Homewood jazz festival aims to inspire young musicians
Drummer Thomas Wendt is trying to boost the tempo of the work at the Afro-American Music Institute in Homewood.
“You talk to so many people, and they just don't know where the institute is or what it does,” he says.
He and the Pittsburgh Jazz Orchestra are trying to spread the word of the school by organizing a jazz festival July 30 on the Homewood campus.
The free event will feature the likes of the PJO Little Big Band, a small-group version of the big band, the PJO Youth Orchestra, bassist Claude Flowers, keyboardist Howie Alexander and drummer James Johnson III, son of the founder and executive director of the school.
Also featured will be the school's boys choir and youth jazz lab.

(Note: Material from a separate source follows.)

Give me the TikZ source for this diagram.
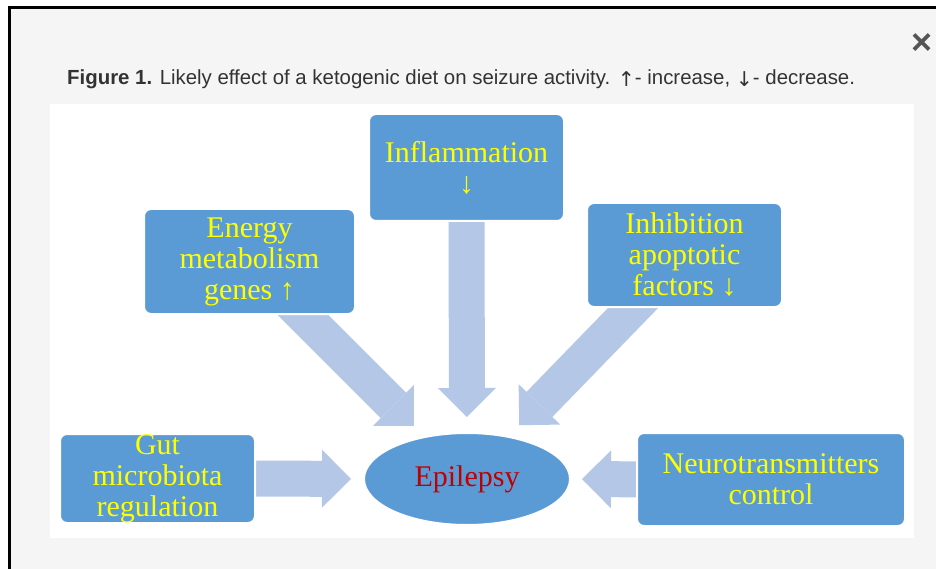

“The event brings a credibility and attention to the institute,” says the elder Johnson.
The event is a joint effort by the school, the jazz band and Duquesne University's City Music Center, which provides music lessons and performance opportunities for youths and adults, Wendt says.
The opportunity to collaborate with the music center and the band, James Johnson Jr. says, makes the decision of whether to get involved “a no-brainer.”
Wendt is the drummer for the orchestra, one of the founders of the band called The Firm Roots and a busy player in many area settings.
He says when the band formed its youth group in 2015, it started working with the City Music Center and the music institute in an effort to get young people to play. That job was not always easy, he says.
“The music institute has a roomful of donated instruments for kids who can't afford their own, and they can't give them away,” he says.
He believes part of the problem is this age of quick-gratification does not fit well with the steady effort that is needed to master a musical instrument.
By putting together a free day of music at the Homewood site, Wendt and other planners hope to expose young listeners to the excitement of live music and to spark interest in playing.
Christopher Bromley, managing director of the band, says the ensemble is committed to education and community outreach. A session such as this fits those missions.
Johnson says the festival has another role, too: “I always like to give kids an alternative to what they hear on the radio.”
Bob Karlovits is a Tribune-Review contributing writer.